David Brooks' Argument In Favor Of Partisan Obstructionism

Here is the argument David Brooks makes in his op-ed, “A Sad Green Story,” in today’s Times: Government legislation to curb global warming, which he supports, has failed because because Al Gore supported it so strongly. It is the “highly partisan former vice president”’s fault, Brooks says, because after Gore’s movie An Inconvenient Truth came out in 2006, and Gore “became the global warming spokesman, no Republican could stand shoulder to shoulder with him and survive. Any slim chance of building a bipartisan national consensus was gone.” It is Gore’s fault, for being so highly partisan earlier in his career, that Republican congressman refuse, on partisan grounds, to support legislation that Gore supports and that David Brooks supports, too. Democrat Gore backed the poor Republicans into a corner by raising awareness of this issue that David Brooks thinks is important, by promoting good, important legislation like a carbon tax that David Brooks wishes had been able to pass. What were the poor Republican congressman supposed to do?
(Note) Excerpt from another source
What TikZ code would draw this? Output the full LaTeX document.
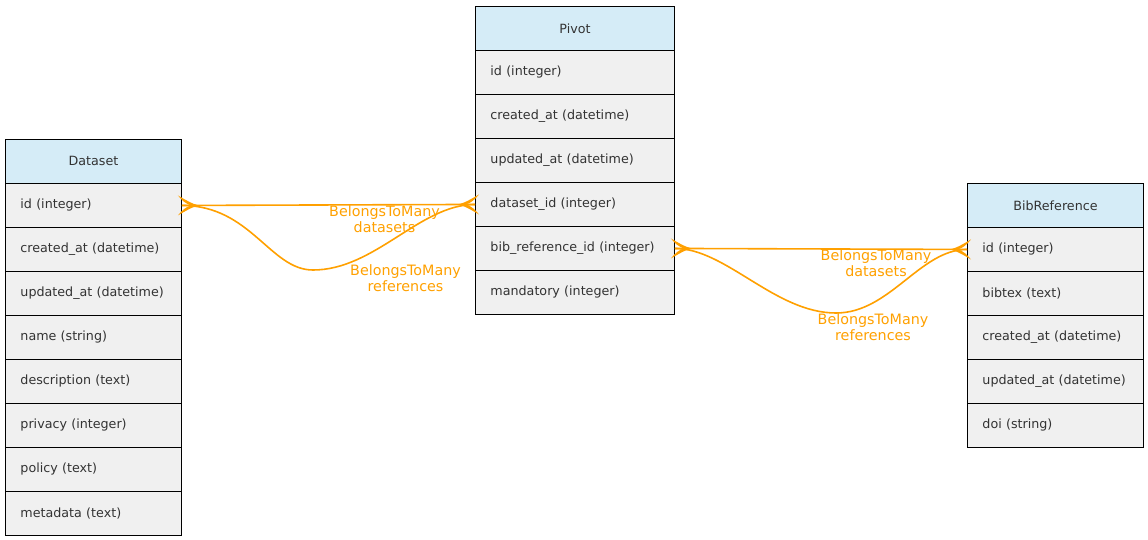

Put aside partisan politics and support good important legislation after Gore had been so highly partisan earlier in his career? That would not be fair, Brooks argues, I guess along the lines of, “but he started it.” This is an argument that says that it is okay to block important legislation along partisan lines. It is only reasonable to expect a congressman to put his or her personal political survival over the good of the country. The responsibility for such a decision, for that kind of obstructionism, lies with the history of the person who has gotten out in front and supported good and important legislation. People who David Brooks thinks have tarnished themselves with partisan behavior should not support legislation that David Brooks agrees with. Because God forbid any politician “stand shoulder to shoulder” with someone whom he or she has disagreed with in the past. That is David Brooks’ argument today, and it makes him sad.